The person was trying to sell me enhanced credit card protection - for $7.99 a month they would check my account daily for unauthorized charges. I responded by pointing out that my liability for unauthorized charges was limited by law to $50, and a monthly fee of $7.99 would quickly add up to a good deal more than that. After the person and I wished each other a pleasant day and we mutually terminated the call, I also realized that they check my account daily anyway, because they would be liable for the rest of the unauthorized charges above my $50 share.
The banks apparently want us to pay for what they do for themselves. Of course they depend for survival on what their customers pay them, but as customers we want to get something for what we pay. Send the old man a comment on this article
14 April 2010: Whose Government?
An Op-Edder in The New York Times this morning was nattering about what kind of government we ought to give Afghanistan. Should we let Hamid Karzai get away with his stolen election victory, without worrying about anything except what we can use Afghanistan for, or should we maintain a presence there until we have established a real democracy? Skipping, of course, the question of whether we can give them democracy.
It’s beginning to look as though a one-word mistake was made in the text of the Declaration of Independence. It should have read:
... That whenever any Form of Government becomes destructive of these ends, it is the Right of the [People] Americans to alter or to abolish it, and to institute new Government, laying its foundation on such principles and organizing its powers in such form, as to them shall seem most likely to effect their Safety and Happiness....
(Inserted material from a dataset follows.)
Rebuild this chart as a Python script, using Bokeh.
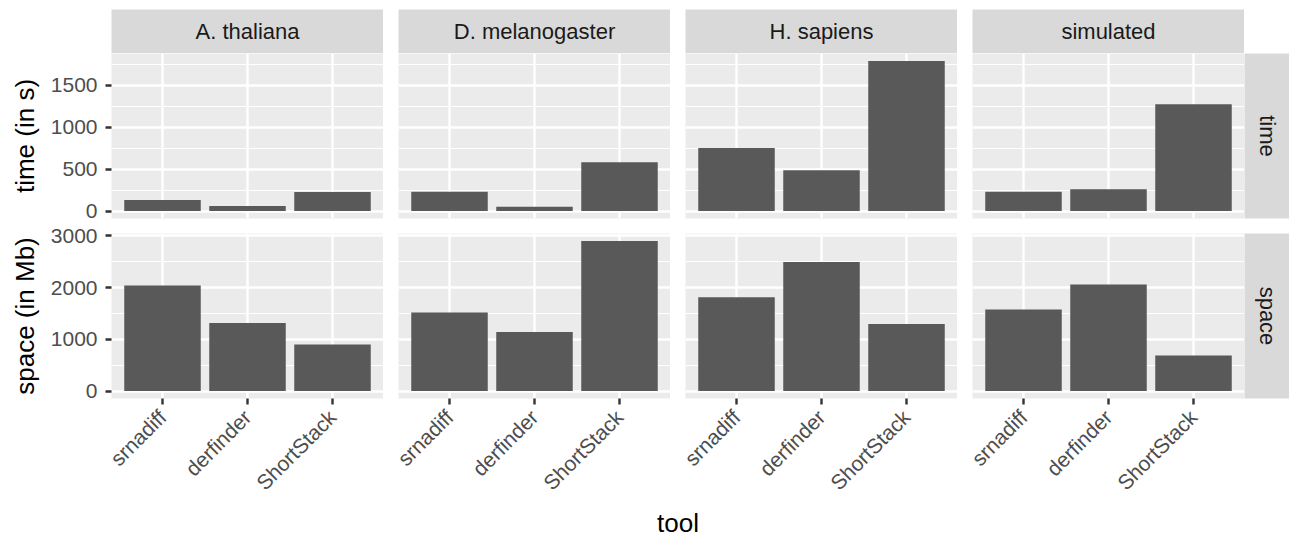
import math
from bokeh.plotting import figure
from bokeh.layouts import row, column
from bokeh.models import Range1d, FixedTicker
from bokeh.embed import file_html
from bokeh.resources import INLINE
from bokeh.core.properties import value

# ---------------- data ----------------
tools = ["srnadiff", "derfinder", "ShortStack"]
species = ["A. thaliana", "D. melanogaster", "H. sapiens", "simulated"]
metrics = ["time", "space"]
metric_titles = ["time (in s)", "space (in Mb)"]

time_a_thaliana = [131, 60, 226]
time_d_melanogaster = [230, 51, 580]
time_h_sapiens = [750, 484, 1786]
time_simulated = [230, 258, 1270]

space_a_thaliana = [2039, 1315, 897]
space_d_melanogaster = [1516, 1141, 2901]
space_h_sapiens = [1812, 2496, 1296]
space_simulated = [1574, 2058, 685]

time_ticks = [0, 500, 1000, 1500]
time_minor_ticks = [250, 750, 1250, 1750]
space_ticks = [0, 1000, 2000, 3000]
space_minor_ticks = [500, 1500, 2500]

time_values = [time_a_thaliana, time_d_melanogaster, time_h_sapiens, time_simulated]
space_values = [space_a_thaliana, space_d_melanogaster, space_h_sapiens, space_simulated]

# ---------------- layout / style ----------------
LEFT = 111
PW = 272
GAP = 15
GAP_A = 7          # part of the row gap kept under the time row
GAP_B = GAP - GAP_A  # part kept above the space row
TOP = 9
STRIP = 44
PH = 165
RSTRIP = 45
XAREA = 110
TOOLH = 538 - (TOP + STRIP) - (PH + GAP_A) - (GAP_B + PH + XAREA)

FONT = "Liberation Sans"
PANEL_BG = "#EBEBEB"
STRIP_BG = "#D9D9D9"
BAR = "#595959"
MAJOR_W = 2.4
MINOR_W = 1.2
TICK_FS = "21px"
STRIP_FS = "22px"
TITLE_FS = "26px"

x_positions = [i + 1 for i in range(len(tools))]


def yrange(vals):
    m = max(max(v) for v in vals)
    return Range1d(-0.05 * m, 1.05 * m)


row_data = [
    (time_values, yrange(time_values), time_ticks, time_minor_ticks),
    (space_values, yrange(space_values), space_ticks, space_minor_ticks),
]


def base_fig(width, height, xr, yr, xloc, yloc, bl, br, bt, bb):
    p = figure(width=width, height=height, x_range=xr, y_range=yr,
               x_axis_location=xloc, y_axis_location=yloc,
               output_backend="svg", toolbar_location=None, min_border=0)
    p.min_border_left = bl
    p.min_border_right = br
    p.min_border_top = bt
    p.min_border_bottom = bb
    p.outline_line_color = None
    p.border_fill_color = "white"
    return p


def panel(mi, ci):
    vals, yr, ticks, minor = row_data[mi]
    first = ci == 0
    bottom = mi == 1
    bl = LEFT if first else GAP
    bt = GAP_B if bottom else 0
    bb = XAREA if bottom else GAP_A
    p = base_fig(bl + PW, bt + PH + bb, Range1d(0.4, len(tools) + 0.6), yr,
                 "below" if bottom else None, "left" if first else None,
                 bl, 0, bt, bb)
    p.background_fill_color = PANEL_BG

    p.xgrid.ticker = FixedTicker(ticks=x_positions)
    p.xgrid.grid_line_color = "white"
    p.xgrid.grid_line_width = MAJOR_W
    p.ygrid.ticker = FixedTicker(ticks=ticks, minor_ticks=minor)
    p.ygrid.grid_line_color = "white"
    p.ygrid.grid_line_width = MAJOR_W
    p.ygrid.minor_grid_line_color = "white"
    p.ygrid.minor_grid_line_width = MINOR_W

    p.vbar(x=x_positions, top=vals[ci], width=0.9, bottom=0,
           fill_color=BAR, line_color=None)

    axes = []
    if first:
        ax = p.yaxis[0]
        ax.ticker = FixedTicker(ticks=ticks)
        ax.axis_label = metric_titles[mi]
        ax.major_label_standoff = 8
        axes.append(ax)
    if bottom:
        ax = p.xaxis[0]
        ax.ticker = FixedTicker(ticks=x_positions)
        ax.major_label_overrides = {x: t for x, t in zip(x_positions, tools)}
        ax.major_label_orientation = math.pi / 4
        ax.major_label_standoff = 9
        axes.append(ax)
    for ax in axes:
        ax.axis_line_color = None
        ax.major_tick_line_color = "#333333"
        ax.major_tick_line_width = MAJOR_W
        ax.major_tick_in = 0
        ax.major_tick_out = 6
        ax.minor_tick_line_color = None
        ax.major_label_text_font = FONT
        ax.major_label_text_font_size = TICK_FS
        ax.major_label_text_color = "#4D4D4D"
        ax.axis_label_text_font = FONT
        ax.axis_label_text_font_size = TITLE_FS
        ax.axis_label_text_font_style = "normal"
        ax.axis_label_text_color = "black"
        ax.axis_label_standoff = 8
    return p


def strip(label, width, height, bl, bt, bb, angle):
    s = base_fig(width, height, Range1d(0, 1), Range1d(0, 1), None, None,
                 bl, 0, bt, bb)
    s.background_fill_color = STRIP_BG
    s.grid.visible = False
    s.text(x=[0.5], y=[0.5], text=[label], angle=angle,
           text_align="center", text_baseline="middle",
           text_font=value(FONT), text_font_size=STRIP_FS, text_color="#1A1A1A")
    return s


top_strips = []
for ci, sp in enumerate(species):
    bl = LEFT if ci == 0 else GAP
    top_strips.append(strip(sp, bl + PW, TOP + STRIP, bl, TOP, 0, 0))

rows = [row(*top_strips)]
for mi, m in enumerate(metrics):
    panels = [panel(mi, ci) for ci in range(len(species))]
    bt = GAP_B if mi == 1 else 0
    bb = XAREA if mi == 1 else GAP_A
    panels.append(strip(m, RSTRIP, bt + PH + bb, 0, bt, bb, -math.pi / 2))
    rows.append(row(*panels))

total_w = LEFT + len(species) * PW + (len(species) - 1) * GAP + RSTRIP
tool_fig = base_fig(total_w, TOOLH, Range1d(0, total_w), Range1d(0, TOOLH),
                    None, None, 0, 0, 0, 0)
tool_fig.grid.visible = False
tool_fig.background_fill_color = "white"
tool_fig.text(x=[LEFT + (len(species) * PW + (len(species) - 1) * GAP) / 2],
              y=[TOOLH - 14], text=["tool"], text_align="center",
              text_baseline="middle", text_font=value(FONT),
              text_font_size=TITLE_FS, text_color="black")
rows.append(tool_fig)

layout = column(*rows)
open("out.html", "w").write(file_html(layout, INLINE))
The correction would not have altered the original intent of the document, but as applied to other countries it gives us the authority to design and build their governments to our specifications. Send the old man a comment on this article
13 April 2010: Who Was Lehman Brothers?
It’s been over a year since my last posting to this page. Not that I haven’t been angry. It’s just that I’ve been sidetracked by other things I have to do, and by the time I get around to being able to post here I’m not angry enough to take the trouble. But it’s going to be different from now on.
An article in The New York Times today describes how Lehman Brothers - the too-big-to-fail investment banking firm that was allowed to fail - bought a small company in 2001, renamed it “Hudson Castle,” and used it at least until 2004 to hide its own shaky investments. “While Hudson Castle appeared to be an independent business, it was deeply entwined with Lehman. For years, its board was controlled by Lehman, which owned a quarter of the firm. It was also stocked with former Lehman employees. None of this was disclosed by Lehman, however.”
My question today is: who used it to hide the investments from whom?
The Times says “Lehman” did this, “Lehman” did that, “Lehman” didn’t tell its shareholders. Who was this “Lehman”? No artificial person has any volition of its own. Who did it? Not its owners. Its board of directors? Its managers?
Lehman, like any corporation, is owned by its shareholders. The board of directors is elected by the shareholders. That should mean it represents the shareholders. The officers of the corporation, in turn, are appointed by the board, so they work for the board. Everybody else in the company is hired by the officers, or by somebody hired by the officers. Everybody in this whole chain of command is supposed to be working for the owners.
The Times says “Typically, companies are required to disclose only material investments or purchases of public companies. Hudson Castle was neither.” Let’s get to the reality of what happened. What The Times calls “Lehman” was in fact a bunch of people entrusted with the care of a vehicle called Lehman, who took it careening down Wall Street on a wild joyride without the knowledge or consent of its owners and smashed it up.